During the administration of Mayor Tim Davlin, Springfield’s crime problem — drug use, juvenile violence, unsolved homicides — has been ignored, says challenger Bruce Strom. On Feb. 8, Strom, a three-term alderman, outlined a plan to address crime and reorganize the Springfield Police Department.
Bruce Strom Wants to reestablish the SPD’s major-case unit and the gang task force and assign two Springfield police officers to the Sangamon County Drug Investigation Response Team so the city and county can share resources in battling the drug problem in Springfield. Strom is also calling for the release of the 2,300-page Illinois State Police investigation of detectives Jim Graham and Paul Carpenter and has filed Freedom of Information Act requests with Davlin and ISP director Larry Trent. On paying for SPDreorganization: “My plan for realigning the Springfield Police Department will not need additional funding. This is simply putting our resources where they are needed. It is about identifying priorities and responding effectively. We must solve these murders, we must get a handle on youth violence, and we must win the fight against drugs in Springfield.”
Furthermore: “I am committed to not raising taxes or fees. I stated that during my announcement some weeks back and continue to believe that we can accomplish a great deal without again turning to the hardworking men and women of Springfield.”

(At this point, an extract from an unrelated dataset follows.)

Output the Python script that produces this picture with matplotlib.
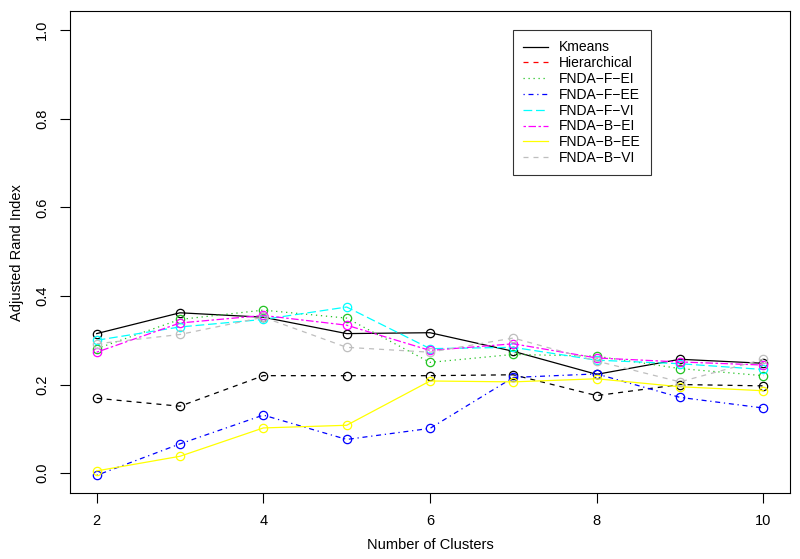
import matplotlib.pyplot as plt
from matplotlib.lines import Line2D

plt.rcParams['font.family'] = ['Liberation Sans', 'DejaVu Sans']

clusters = [2, 3, 4, 5, 6, 7, 8, 9, 10]

kmeans = [0.315, 0.362, 0.352, 0.315, 0.317, 0.275, 0.223, 0.257, 0.248]
hierarchical = [0.169, 0.151, 0.220, 0.220, 0.220, 0.222, 0.175, 0.200, 0.197]
fnda_f_ei = [0.281, 0.347, 0.368, 0.350, 0.250, 0.268, 0.264, 0.236, 0.220]
fnda_f_ee = [-0.005, 0.066, 0.131, 0.076, 0.101, 0.216, 0.224, 0.171, 0.147]
fnda_f_vi = [0.300, 0.330, 0.347, 0.375, 0.281, 0.284, 0.255, 0.247, 0.234]
fnda_b_ei = [0.273, 0.339, 0.356, 0.334, 0.277, 0.292, 0.260, 0.251, 0.244]
fnda_b_ee = [0.005, 0.038, 0.102, 0.108, 0.208, 0.206, 0.213, 0.195, 0.186]
fnda_b_vi = [0.292, 0.313, 0.352, 0.284, 0.273, 0.305, 0.253, 0.206, 0.257]

series = [kmeans, hierarchical, fnda_f_ei, fnda_f_ee, fnda_f_vi, fnda_b_ei, fnda_b_ee, fnda_b_vi]
names = ['Kmeans', 'Hierarchical', 'FNDA\u2212F\u2212EI', 'FNDA\u2212F\u2212EE', 'FNDA\u2212F\u2212VI',
         'FNDA\u2212B\u2212EI', 'FNDA\u2212B\u2212EE', 'FNDA\u2212B\u2212VI']

# R style line types and colours (the plot draws Hierarchical in black, legend shows red)
plot_colors = ['black', 'black', '#22c322', 'blue', 'cyan', 'magenta', 'yellow', '#bebebe']
legend_colors = ['black', 'red', '#22c322', 'blue', 'cyan', 'magenta', 'yellow', '#bebebe']
styles = ['-', (0, (4, 4)), (0, (1, 3)), (0, (1, 3, 4, 3)), (0, (7, 3)),
          (0, (2, 2, 6, 2)), '-', (0, (4, 4))]

fig = plt.figure(figsize=(8, 5.59), dpi=100)
ax = fig.add_axes([0.0875, 0.118, 0.9, 0.862])

for vals, col, ls in zip(series, plot_colors, styles):
    ax.plot(clusters, vals, color=col, linestyle=ls, linewidth=0.9)
    ax.plot(clusters, vals, linestyle='none', marker='o', markersize=6,
            markerfacecolor='none', markeredgecolor=col, markeredgewidth=0.9)

ax.set_xlim(1.68, 10.32)
ax.set_ylim(-0.045, 1.043)
ax.set_xticks([2, 4, 6, 8, 10])
ax.set_yticks([0.0, 0.2, 0.4, 0.6, 0.8, 1.0])
ax.set_yticklabels(['0.0', '0.2', '0.4', '0.6', '0.8', '1.0'], rotation=90, va='center')
ax.tick_params(direction='out', length=7, width=0.8, labelsize=10.5, pad=8)
for sp in ax.spines.values():
    sp.set_linewidth(0.8)

ax.set_xlabel('Number of Clusters', fontsize=10.5, labelpad=7)
ax.set_ylabel('Adjusted Rand Index', fontsize=10.5, labelpad=8)

handles = [Line2D([0], [0], color=c, linestyle=ls, linewidth=0.9)
           for c, ls in zip(legend_colors, styles)]
leg = ax.legend(handles, names, loc='upper left', bbox_to_anchor=(0.615, 0.961),
                fontsize=10, frameon=True, fancybox=False, edgecolor='black',
                handlelength=1.8, labelspacing=0.13, borderpad=0.75, handletextpad=0.8,
                borderaxespad=0)
leg.get_frame().set_linewidth(0.8)

fig.savefig('out.png', dpi=100)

Tim Davlin Just-approved fiscal year 2008 budget includes money for 40 new police cruisers. Davlin refuses to comment on or release a copy of the ISP investigation of detectives Graham and Carpenter. On Strom’s plan: “He doesn’t have a plan; he’s got a press release. He’s got to come up with a plan — what taxes or fees he’s going to raise to come up with the money. If he comes up with a way to pay for it, those are wonderful, wonderful ideas.”
How Davlin plans to fight crime: “We are at our lowest unemployment rate in 8 years right now — you can fight crime a different way. One way is to make sure you have as many people employed as you possibly can. That’s different than putting police on the streets, but there are statistics that show if you lower unemployment, you lower the crime rate.”